By IANS,
Kolkata: India’s second largest polyethylene maker, Haldia Petrochemicals (HPL), which is currently facing a severe financial crisis, can be revived only if the promoters resolve the ongoing dispute over the company’s majority shareholding, a company director said Tuesday.
“I think the problem has been the quarrel between the promoters. HPL has to get over that and that is the only way that the company can go ahead. The local administration has to co-operate with the management in maintaining the law and order situation in the region,” Godrej & Boyce chairman Jamshyd N. Godrej told reporters on the sidelines of a programme organised by the Indian Institute of Management (IIM), Calcutta.

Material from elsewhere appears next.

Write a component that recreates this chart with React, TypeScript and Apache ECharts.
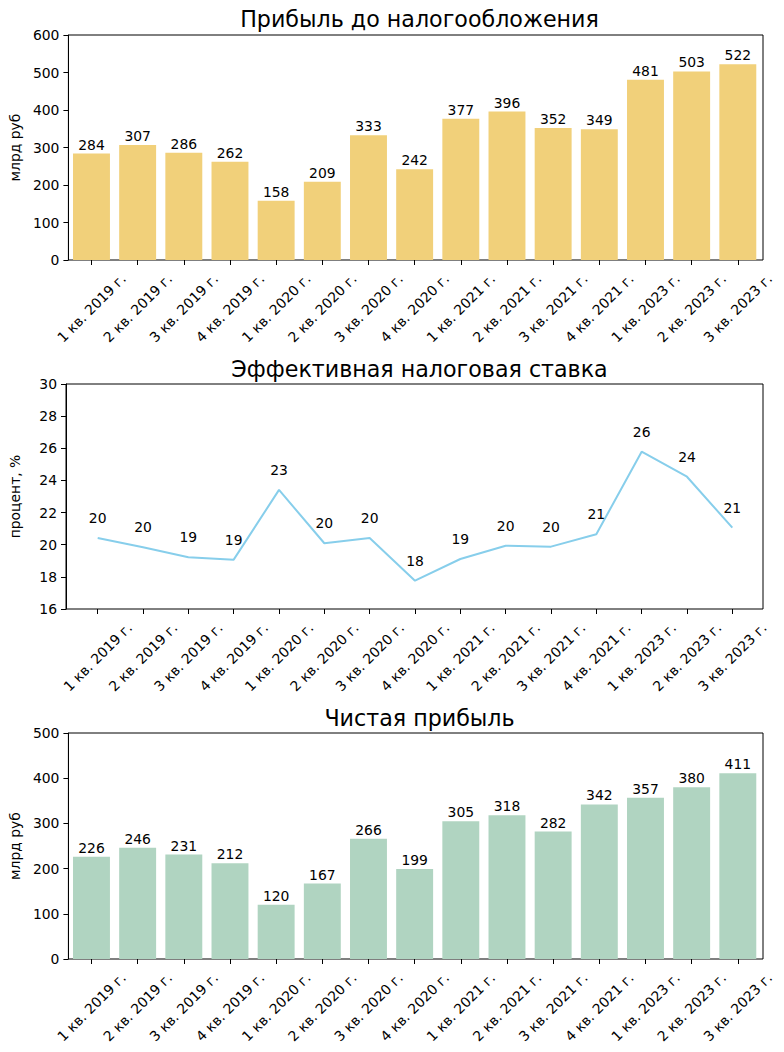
import React, { useEffect, useRef } from "react";
import * as echarts from "echarts";

const categories = [
  "1 кв. 2019 г.", "2 кв. 2019 г.", "3 кв. 2019 г.", "4 кв. 2019 г.",
  "1 кв. 2020 г.", "2 кв. 2020 г.", "3 кв. 2020 г.", "4 кв. 2020 г.",
  "1 кв. 2021 г.", "2 кв. 2021 г.", "3 кв. 2021 г.", "4 кв. 2021 г.",
  "1 кв. 2023 г.", "2 кв. 2023 г.", "3 кв. 2023 г.",
];
const profitBeforeTax = [284, 307, 286, 262, 158, 209, 333, 242, 377, 396, 352, 349, 481, 503, 522];
const taxRate = [20.42, 19.84, 19.22, 19.07, 23.41, 20.09, 20.42, 17.76, 19.11, 19.94, 19.88, 20.65, 25.79, 24.23, 21.06];
const netProfit = [226, 246, 231, 212, 120, 167, 266, 199, 305, 318, 282, 342, 357, 380, 411];

const titles = ["Прибыль до налогообложения", "Эффективная налоговая ставка", "Чистая прибыль"];
const yNames = ["млрд руб", "процент, %", "млрд руб"];
const profitAxis = { min: 0, max: 600, interval: 100 };
const rateAxis = { min: 16, max: 30, interval: 2 };
const netAxis = { min: 0, max: 500, interval: 100 };

export default function App() {
  const ref = useRef<HTMLDivElement>(null);
  useEffect(() => {
    const chart = echarts.init(ref.current!, null, { renderer: "svg" });
    const font = "DejaVu Sans";
    const txt = { color: "#000", fontFamily: font, fontSize: 13.9 };
    const L = 66, R = 21, H = 225;
    const tops = [35, 384, 733];
    const heights = [H, H, H + 1];
    const tickStyle = { show: true, length: 5, lineStyle: { color: "#000", width: 1 } };
    const lineStyle = { show: true, lineStyle: { color: "#000", width: 1 } };
    const xLabel = { ...txt, rotate: 45, align: "center", verticalAlign: "middle", margin: 48, interval: 0 };

    // frame grids 0,1,2 (one per panel) + inner data grids 3,4,5
    const frames = tops.map((t, i) => ({
      left: L, right: R, top: t, height: heights[i], show: true,
      borderColor: "#000", borderWidth: 1, backgroundColor: "transparent",
    }));
    const inner = [
      { left: 68.4, right: 23.1, top: tops[0], height: heights[0] },
      { left: 97.7, right: 784 - 732.3, top: tops[1], height: heights[1] },
      { left: 68.4, right: 23.1, top: tops[2], height: heights[2] },
    ];

    const frameX = (gridIndex: number) => ({ type: "value", gridIndex, show: false, min: 0, max: 1 });
    const frameY = (gridIndex: number, rng: any, name: string) => ({
      type: "value",
      gridIndex,
      ...rng,
      name,
      nameLocation: "middle",
      nameGap: 44,
      nameTextStyle: { ...txt },
      axisLine: lineStyle,
      axisTick: tickStyle,
      axisLabel: { ...txt, margin: 9 },
      splitLine: { show: false },
    });
    const innerX = (gridIndex: number, boundaryGap: boolean) => ({
      type: "category",
      gridIndex,
      data: categories,
      boundaryGap,
      axisLine: { show: false },
      axisTick: { ...tickStyle, alignWithLabel: true },
      axisLabel: xLabel,
    });
    const innerY = (gridIndex: number, rng: any) => ({
      type: "value", gridIndex, show: false, ...rng, splitLine: { show: false },
    });

    const option: any = {
      animation: false,
      backgroundColor: "#fff",
      title: titles.map((t, i) => ({
        text: t,
        left: (L + 784 - R) / 2,
        textAlign: "center",
        top: [3, 352.5, 701.5][i],
        textStyle: { color: "#000", fontFamily: font, fontSize: 22.2, fontWeight: "normal" },
      })),
      grid: [...frames, ...inner],
      xAxis: [frameX(0), frameX(1), frameX(2), innerX(3, true), innerX(4, false), innerX(5, true)],
      yAxis: [
        frameY(0, profitAxis, yNames[0]),
        frameY(1, rateAxis, yNames[1]),
        frameY(2, netAxis, yNames[2]),
        innerY(3, profitAxis),
        innerY(4, rateAxis),
        innerY(5, netAxis),
      ],
      series: [
        {
          type: "bar",
          xAxisIndex: 3,
          yAxisIndex: 3,
          data: profitBeforeTax,
          barWidth: "80%",
          itemStyle: { color: "#F1D07A" },
          label: { show: true, position: "top", distance: 2, ...txt },
        },
        {
          type: "line",
          xAxisIndex: 4,
          yAxisIndex: 4,
          data: taxRate,
          symbol: "circle",
          showSymbol: true,
          symbolSize: 0.01,
          lineStyle: { color: "#87CEEB", width: 2 },
          itemStyle: { color: "#87CEEB" },
          label: {
            show: true,
            position: "top",
            distance: 13,
            ...txt,
            formatter: (p: any) => String(Math.round(p.value)),
          },
        },
        {
          type: "bar",
          xAxisIndex: 5,
          yAxisIndex: 5,
          data: netProfit,
          barWidth: "80%",
          itemStyle: { color: "#B0D4C1" },
          label: { show: true, position: "top", distance: 2, ...txt },
        },
      ],
    };
    chart.setOption(option);
    return () => chart.dispose();
  }, []);
  return <div ref={ref} style={{ position: "absolute", left: 0, top: 0, width: 784, height: 1052 }} />;
}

Godrej is an independent director on the board of HPL, co-promoted by the West Bengal government.
The major stakeholders of the cash-starved company — The Chatterjee Group (TCG) and the West Bengal government — are trying to sort out the dispute over the majority shareholding.
The Supreme Court had recently dismissed the TCG petition against the decision of the Calcutta High Court, setting aside a Company Law Board directive asking the state government to exit the project by selling its stake to TCG.
The company’s expansion plans are also on a slow track as the shareholding pattern is not clear yet.
Purnendu Chatterjee, the chairman of TCG, had recently announced a Rs.4,000 crore investment plan in eight different projects, over a period of three to three and a half years.